On the topic of e-bikes, do they use regenerative braking like cars do?


----------



## cougie uk (21 Sep 2021)

sasquath said:


> At 6'3 and pretty much average posture ended up going fully tailored on my suit. Nothing below £1000 mark was even close to fitting. My fully made to measure 3 piece was only £795.
> 
> On the topic of e-bikes, do they use regenerative braking like cars do?


No. Too heavy and expensive.


----------



## sasquath (21 Sep 2021)

cougie uk said:


> No. Too heavy and expensive.


From driver/inverter point of view you would only have to change programming. Only added cost would be comms cable between BMS and inverter - £2 and 10-20g.

Regen braking would be triggered by pedaling backwards, no added sensors and no special brakes needed.


----------



## cougie uk (21 Sep 2021)

I think it's a bit more complex than you're making out - and there's not a huge amount of power that you'll get back anyway. You'd add weight and complexity for very little range if any.


----------



## ericmark (22 Sep 2021)

I decided to make a wind charger, at the time living on the Falkland Islands (Islas Malvinas) the latter name means windy islands. I tried to use a wagon alternator, but the problem was the field required power to make it work, rewinding both field and rotor and wiring in series it did work, but not to charge a battery as it needed to produce from zero volts not start at 12 volts, I did get some success, but it became clear using some thing like a bike hub dynamo (although really an alternator) worked far better as it had permanent magnets. 

I also had a problem with rotating mass, until blades are turning all wind is trying to force blades back, so it needs to spin up fast, so gears did not work as too much rotating mass. 
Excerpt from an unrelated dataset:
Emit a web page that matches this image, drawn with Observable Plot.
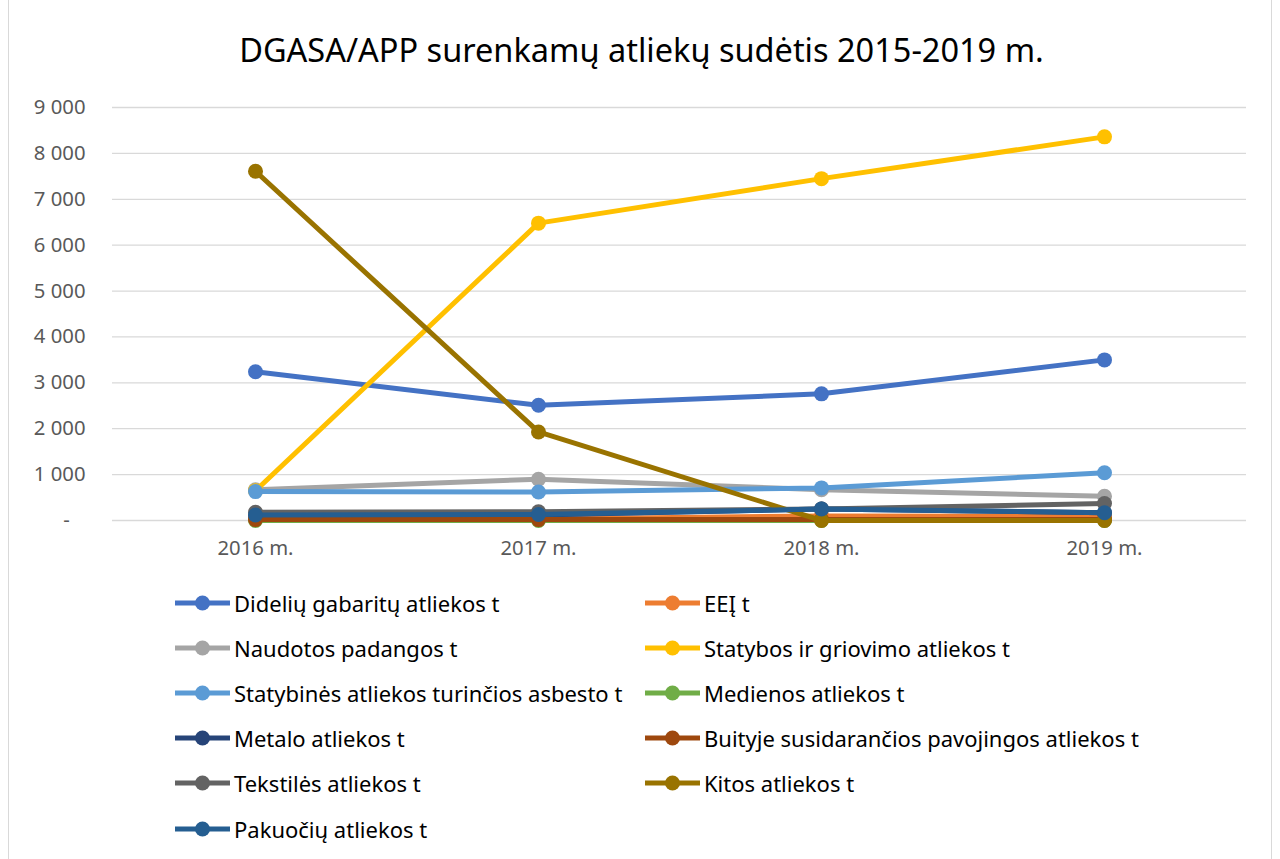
<!DOCTYPE html>
<html>
<head>
<meta charset="utf-8">
<script src="https://cdn.jsdelivr.net/npm/d3@7"></script>
<script src="https://cdn.jsdelivr.net/npm/@observablehq/plot@0.6"></script>
<style>
  html, body { margin: 0; padding: 0; background: #fff; }
  body { width: 1280px; height: 859px; position: relative; overflow: hidden; font-family: "Noto Sans", "Open Sans", sans-serif; }
  #frame { position: absolute; left: 8px; top: -2px; width: 1264px; height: 870px; border: 1px solid #d9d9d9; box-sizing: border-box; }
  #title { position: absolute; top: 27px; left: 0; width: 1283px; text-align: center; font-size: 32.5px; color: #000; }
  #chart { position: absolute; left: 0; top: 90px; }
  #chart svg text { font-size: 20.3px !important; }
  #legend { position: absolute; left: 0; top: 588px; width: 1280px; }
  .item { position: absolute; display: flex; align-items: center; font-size: 22px; color: #000; height: 30px; white-space: nowrap; }
  .item svg { margin-right: 3px; }
</style>
</head>
<body>
<div id="frame"></div>
<div id="title">DGASA/APP surenkamų atliekų sudėtis 2015-2019 m.</div>
<div id="chart"></div>
<div id="legend"></div>
<script>
// Categories
const years = ["2016 m.", "2017 m.", "2018 m.", "2019 m."];
const yTicks = [0, 1000, 2000, 3000, 4000, 5000, 6000, 7000, 8000, 9000];

// Series names (drawing order) and colours
const seriesNames = [
  "Didelių gabaritų atliekos t",
  "EEĮ t",
  "Naudotos padangos t",
  "Statybos ir griovimo atliekos t",
  "Statybinės atliekos turinčios asbesto t",
  "Medienos atliekos t",
  "Metalo atliekos t",
  "Buityje susidarančios pavojingos atliekos t",
  "Tekstilės atliekos t",
  "Kitos atliekos t",
  "Pakuočių atliekos t"
];
const seriesColors = ["#4472C4", "#ED7D31", "#A5A5A5", "#FFC000", "#5B9BD5", "#70AD47", "#264478", "#9E480E", "#636363", "#997300", "#255E91"];

// Series values (t), per year 2016..2019
const dideliu    = [3240, 2510, 2760, 3500];
const eej        = [30, 30, 100, 90];
const padangos   = [670, 900, 670, 530];
const statybos   = [650, 6480, 7450, 8360];
const asbestas   = [630, 620, 710, 1040];
const medienos   = [0, 0, 0, 0];
const metalo     = [120, 120, 250, 170];
const buityje    = [20, 20, 20, 20];
const tekstiles  = [180, 190, 250, 370];
const kitos      = [7610, 1930, 0, 0];
const pakuociu   = [120, 130, 250, 170];

const seriesValues = [dideliu, eej, padangos, statybos, asbestas, medienos, metalo, buityje, tekstiles, kitos, pakuociu];

const data = [];
seriesNames.forEach((s, i) => {
  years.forEach((y, j) => data.push({series: s, year: y, value: seriesValues[i][j], order: i}));
});

const fmt = d => d === 0 ? "-\u00a0\u00a0\u00a0" : d3.format(",")(d).replace(/,/g, "\u00a0");

const chart = Plot.plot({
  width: 1280,
  height: 480,
  marginTop: 17,
  marginLeft: 112,
  marginRight: 34,
  marginBottom: 50,
  style: { fontFamily: "'Noto Sans', 'Open Sans', sans-serif", fontSize: "20.3px", color: "#595959", background: "transparent" },
  x: { type: "point", domain: years, padding: 0.5, label: null },
  y: { domain: [0, 9000], label: null },
  color: { domain: seriesNames, range: seriesColors },
  marks: [
    Plot.ruleY(yTicks, { stroke: "#d9d9d9", strokeWidth: 1.3 }),
    Plot.axisY({ ticks: yTicks, tickFormat: fmt, tickSize: 0, tickPadding: 27, fill: "#595959" }),
    Plot.axisX({ tickSize: 0, tickPadding: 20, fill: "#595959" }),
    ...seriesNames.map((s, i) => {
      const sd = data.filter(d => d.order === i);
      return [
        Plot.line(sd, { x: "year", y: "value", stroke: seriesColors[i], strokeWidth: 5 }),
        Plot.dot(sd, { x: "year", y: "value", fill: seriesColors[i], r: 7.5, stroke: "none" })
      ];
    }).flat()
  ]
});
document.getElementById("chart").appendChild(chart);

// Legend (two columns)
const legend = document.getElementById("legend");
seriesNames.forEach((s, i) => {
  const col = i % 2, row = Math.floor(i / 2);
  const el = document.createElement("div");
  el.className = "item";
  el.style.left = (col === 0 ? 174 : 644) + "px";
  el.style.top = (row * 45.1) + "px";
  el.innerHTML = `<svg width="57" height="20"><line x1="1" x2="56" y1="10" y2="10" stroke="${seriesColors[i]}" stroke-width="5"/><circle cx="28.5" cy="10" r="7.5" fill="${seriesColors[i]}"/></svg><span>${s}</span>`;
  legend.appendChild(el);
});
</script>
</body>
</html>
As it stands with an e-bike 250 watt has to stop at 16 MPH, and it is on the edge if the assistance is worth the added weight, the electric bike mid engine I tested belonging to my wife in North Wales I being rather unfit and over weight going up hill reduced time for 7 mile from approx 1 hour 20 minutes to 45 minutes and resulted in being able to ride the bike up the hill with no walking beside the bike. That was Shotton to Bryn-y-baal. But the return trip the e-bike was slower, 20 minutes instead of 15 minutes due in the main to gearing, and again on the flat Shotton to Chester there was very little in the time between standard hybrid bike and hybrid e-bike. Which was best depended on wind direction.
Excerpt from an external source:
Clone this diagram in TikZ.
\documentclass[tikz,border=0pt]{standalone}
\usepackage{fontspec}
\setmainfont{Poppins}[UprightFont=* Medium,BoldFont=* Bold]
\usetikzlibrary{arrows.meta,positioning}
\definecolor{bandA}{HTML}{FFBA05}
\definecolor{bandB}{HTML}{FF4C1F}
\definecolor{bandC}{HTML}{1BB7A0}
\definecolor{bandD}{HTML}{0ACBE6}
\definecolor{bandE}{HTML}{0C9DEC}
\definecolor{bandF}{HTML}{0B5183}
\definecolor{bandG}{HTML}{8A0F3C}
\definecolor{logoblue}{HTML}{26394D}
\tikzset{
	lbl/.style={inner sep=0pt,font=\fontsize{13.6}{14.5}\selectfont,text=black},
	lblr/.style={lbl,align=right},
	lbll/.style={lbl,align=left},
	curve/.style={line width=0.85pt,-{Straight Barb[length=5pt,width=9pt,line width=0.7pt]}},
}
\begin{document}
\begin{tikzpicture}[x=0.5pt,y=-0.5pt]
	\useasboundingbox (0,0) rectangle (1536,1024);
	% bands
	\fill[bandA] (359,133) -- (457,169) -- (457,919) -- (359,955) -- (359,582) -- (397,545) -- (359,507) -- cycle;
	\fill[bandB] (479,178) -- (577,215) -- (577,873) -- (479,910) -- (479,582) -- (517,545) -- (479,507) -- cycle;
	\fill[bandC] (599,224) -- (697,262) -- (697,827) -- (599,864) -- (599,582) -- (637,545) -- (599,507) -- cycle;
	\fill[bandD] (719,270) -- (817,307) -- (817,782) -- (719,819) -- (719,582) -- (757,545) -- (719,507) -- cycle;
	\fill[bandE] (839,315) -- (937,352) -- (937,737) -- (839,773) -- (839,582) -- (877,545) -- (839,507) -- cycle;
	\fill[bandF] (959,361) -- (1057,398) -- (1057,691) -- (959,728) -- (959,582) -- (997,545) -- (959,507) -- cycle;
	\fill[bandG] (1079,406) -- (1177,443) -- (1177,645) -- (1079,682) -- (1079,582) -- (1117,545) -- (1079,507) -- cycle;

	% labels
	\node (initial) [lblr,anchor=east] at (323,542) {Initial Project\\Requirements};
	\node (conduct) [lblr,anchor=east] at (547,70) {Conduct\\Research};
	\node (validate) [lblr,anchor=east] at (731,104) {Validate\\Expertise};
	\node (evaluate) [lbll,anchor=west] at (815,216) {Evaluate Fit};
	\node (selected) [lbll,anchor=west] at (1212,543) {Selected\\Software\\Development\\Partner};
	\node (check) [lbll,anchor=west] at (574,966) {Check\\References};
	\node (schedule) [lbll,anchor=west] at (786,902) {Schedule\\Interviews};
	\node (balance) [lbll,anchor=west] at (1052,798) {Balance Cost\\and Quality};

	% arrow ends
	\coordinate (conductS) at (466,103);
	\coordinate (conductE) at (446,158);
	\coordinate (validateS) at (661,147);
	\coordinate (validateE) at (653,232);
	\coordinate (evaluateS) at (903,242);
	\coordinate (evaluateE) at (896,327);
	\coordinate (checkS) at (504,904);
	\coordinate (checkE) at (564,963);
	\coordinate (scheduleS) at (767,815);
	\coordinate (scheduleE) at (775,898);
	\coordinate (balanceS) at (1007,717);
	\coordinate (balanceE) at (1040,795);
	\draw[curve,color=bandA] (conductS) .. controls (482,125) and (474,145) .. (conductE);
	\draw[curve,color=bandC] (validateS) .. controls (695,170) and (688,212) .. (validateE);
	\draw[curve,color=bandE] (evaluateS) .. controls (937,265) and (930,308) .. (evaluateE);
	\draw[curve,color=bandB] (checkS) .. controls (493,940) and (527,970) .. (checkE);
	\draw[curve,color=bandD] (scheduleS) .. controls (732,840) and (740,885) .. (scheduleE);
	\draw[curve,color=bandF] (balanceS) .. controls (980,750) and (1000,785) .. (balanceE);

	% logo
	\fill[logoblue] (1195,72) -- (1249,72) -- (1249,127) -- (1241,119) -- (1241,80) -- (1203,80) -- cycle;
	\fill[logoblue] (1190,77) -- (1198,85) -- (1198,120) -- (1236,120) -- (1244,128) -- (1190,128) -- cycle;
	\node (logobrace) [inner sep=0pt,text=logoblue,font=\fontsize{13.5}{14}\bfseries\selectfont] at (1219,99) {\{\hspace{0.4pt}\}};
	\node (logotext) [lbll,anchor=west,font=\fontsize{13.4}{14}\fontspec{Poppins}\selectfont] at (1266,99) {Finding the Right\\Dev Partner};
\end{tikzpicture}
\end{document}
So any weight added with the 250 watt restriction means it looses the advantage, if you removed the 16 MPH restriction, and raised the speed to 20 MPH then the extra weight to include regenerative braking may be possible, but even then I need to lift the bike into my car, or on a bike rack, so can't really afford the extra weight. 
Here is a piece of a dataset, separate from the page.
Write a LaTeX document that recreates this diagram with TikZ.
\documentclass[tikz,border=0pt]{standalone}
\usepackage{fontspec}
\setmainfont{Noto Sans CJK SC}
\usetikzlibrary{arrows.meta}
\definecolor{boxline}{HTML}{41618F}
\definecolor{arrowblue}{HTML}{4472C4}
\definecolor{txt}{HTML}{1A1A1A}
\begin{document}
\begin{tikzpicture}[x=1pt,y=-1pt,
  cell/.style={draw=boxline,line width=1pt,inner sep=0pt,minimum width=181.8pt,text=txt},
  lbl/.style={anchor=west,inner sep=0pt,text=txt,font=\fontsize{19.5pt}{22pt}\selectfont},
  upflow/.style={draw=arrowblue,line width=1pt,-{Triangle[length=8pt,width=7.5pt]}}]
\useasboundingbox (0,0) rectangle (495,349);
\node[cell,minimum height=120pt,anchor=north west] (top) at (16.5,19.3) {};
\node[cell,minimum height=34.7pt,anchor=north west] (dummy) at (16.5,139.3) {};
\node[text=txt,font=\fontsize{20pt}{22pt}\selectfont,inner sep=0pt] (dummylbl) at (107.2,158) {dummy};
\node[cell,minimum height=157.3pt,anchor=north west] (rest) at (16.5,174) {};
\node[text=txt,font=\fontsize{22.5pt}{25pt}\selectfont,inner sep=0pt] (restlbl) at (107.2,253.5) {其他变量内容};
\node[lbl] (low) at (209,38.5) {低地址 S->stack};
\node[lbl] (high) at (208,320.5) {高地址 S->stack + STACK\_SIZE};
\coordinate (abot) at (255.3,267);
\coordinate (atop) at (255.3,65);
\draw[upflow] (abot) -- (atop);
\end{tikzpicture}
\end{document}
If you use permanent magnets there is a rolling resistance when not powered, use electro magnets and your using energy to make it generate, and a ride with a sensor on brakes will show how often you can use regenerative braking, and in the main looking at hills greater than 1:15 to use it, the stop start is too short to be worth using, and I am getting around 40 miles range without regenerative braking, on Welsh hills. That is around 4 hours riding. And that is enough for me, I don't need to do 80 miles in a day.


----------



## sasquath (22 Sep 2021)

cougie uk said:


> I think it's a bit more complex than you're making out - and there's not a huge amount of power that you'll get back anyway. You'd add weight and complexity for very little range if any.


Not really, hub brushless motors are ideal for it. Mid motor setups won't work for obvious reasons. All you need to produce charge is to reverse torque. Biggest complication is triggering of the braking in convenient way.
Done it on RC brushless motor, and opensource driver software...


----------



## ericmark (22 Sep 2021)

sasquath said:


> Biggest complication is triggering of the braking in convenient way.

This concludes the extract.